The timing of the new subpoena suggested that it was related to the June 21 FBI search of Evans’s Georgetown home. That search came a day after The Washington Post published a confidential memo from the law firm hired by the Metro board to conduct the ethics investigation of Evans.

 

The 20-page memo said Evans knowingly violated numerous ethics rules, such as by using his position as chairman of the Metro board to help Colonial Parking, which was paying him $50,000 a year as a consultant.

The subpoenas added to Evans’s legal and political troubles. The D.C. Council has formally reprimanded him, and he is set to appear before it Tuesday to try to persuade it not to strip him of his powerful position as chairman of the finance committee.

 

In a flurry of other developments Thursday,Metro board member Paul Smedberg, who represents Virginia, was elected to succeed Evans as chairman. The board also blocked Evans ally Corbett Price from serving as a vice chairman.

 

Separately, the ethics committee recommended reforming its procedures for future investigations, after drawing criticism for its handling of the Evans probe.

 

One of the proposed reforms would increase the number of ethics committee members to five from four, to avoid 2-to-2 standoffs of the sort that hampered the Evans investigation. Another would require the committee to issue written reports of its findings.

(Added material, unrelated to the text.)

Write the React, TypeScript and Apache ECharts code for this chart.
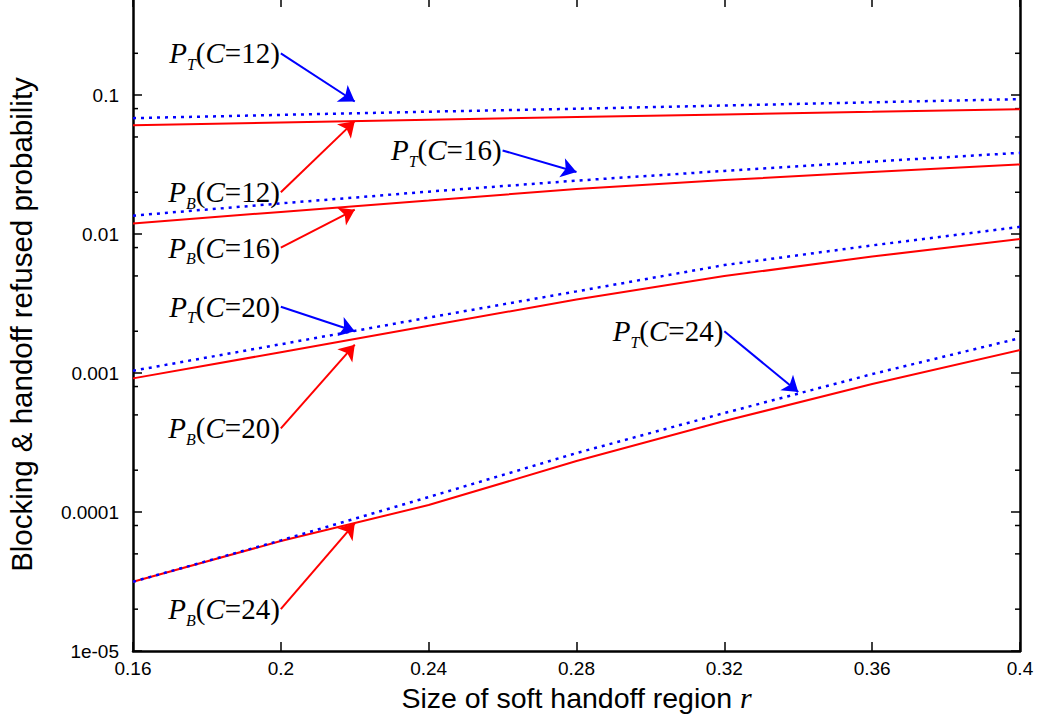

In remarks summarizing his legacy after his 4½ -year stint on the board, all but one as chairman, Evans did not mention the ethics controversy that forced his departure. Instead, he offered a “Top 10” list of accomplishments, such as achieving dedicated funding for the agency and picking Paul J. Wiedefeld to be general manager.

 

Smedberg presented him with a plaque to thank him for his service.

 

A Metro official said the new subpoena sought information about the subjects of the ethics investigation. That probe focused on Evans’s dealings with Colonial, a digital sign firm and a business plan Evans used in seeking a job with a law firm.